It’s a phrase that has been the American national motto for more than half a century, and now, it may be closely associated with public schools in Tennessee as well.
The House of Representatives in the the Volunteer State has voted to approve a bill that would require public schools to prominently display the phrase “In God We Trust.”
The National Motto in the Classroom Act was approved by the House last week by a whopping 81-8 margin and today was sent to the desk of Tennessee Gov. Bill Haslam, who will decide whether to sign the bill into a law, The Tennessean reported.
If approved, every public school in Tennessee will be required to place the motto in an “entry way, cafeteria, or common area where students are likely to see the … display,” according to the bill, which also suggests that the phrase be mounted on a plaque on weaved into student artwork.
“Our national motto is on our money. It’s on our license plates. It’s part of our national anthem,” said Republican Rep. Susan Lynn, who sponsored the bill. “Our national motto and founding documents are the cornerstone of freedom and we should teach our children about these things.”
So very proud to have just passed my national motto bill.
IN GOD WE TRUST
— Susan Lynn (@SusanMLynn) March 20, 2018
During an appearance on “Fox & Friends” earlier this week, Lynn described the phrase as a “guiding principle for our nation.”
“It’s now and ever shall be,” Lynn said, quoting President.

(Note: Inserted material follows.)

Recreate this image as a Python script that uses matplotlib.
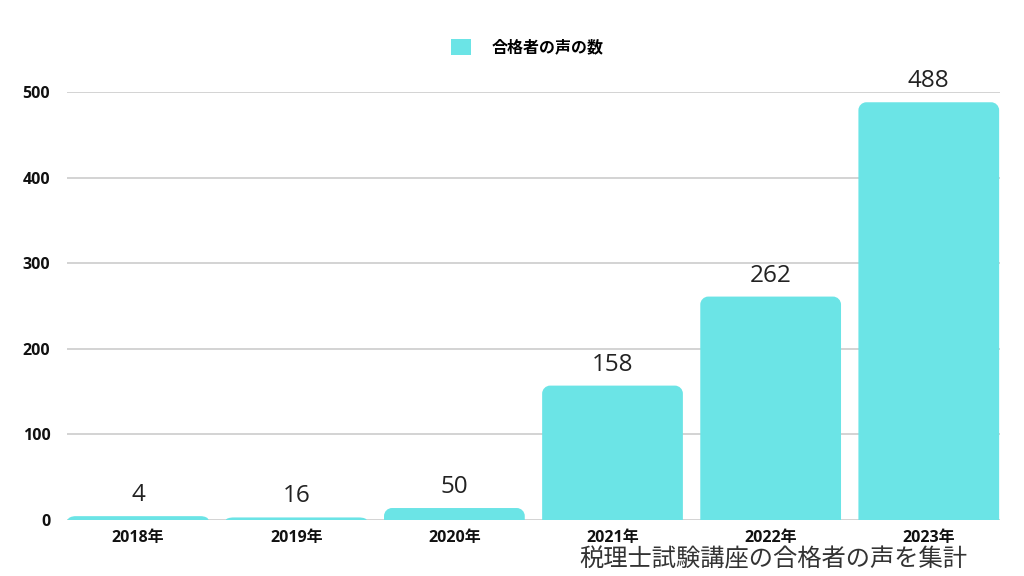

John F. Kennedy
While “In God We Trust” was declared as the national motto in 1956, it began to appear on coins in 1864, which may explain Americans’ ingrained familiarity with the motto.
Similar bills for displaying the motto or other religious phrases have been circulating throughout the country in recent years, Christian Today reported. In February, the Arizona Senate approved a bill that would allow the phrase “God enriches” in public classrooms.
And in the wake of the school shooting in Parkland, Florida, the Florida House approved a measure that would also display “In God We Trust” in schools.
Critics of these type of bills claim they’re a violation of separation of church and state, also a fundamental of the U.S. government.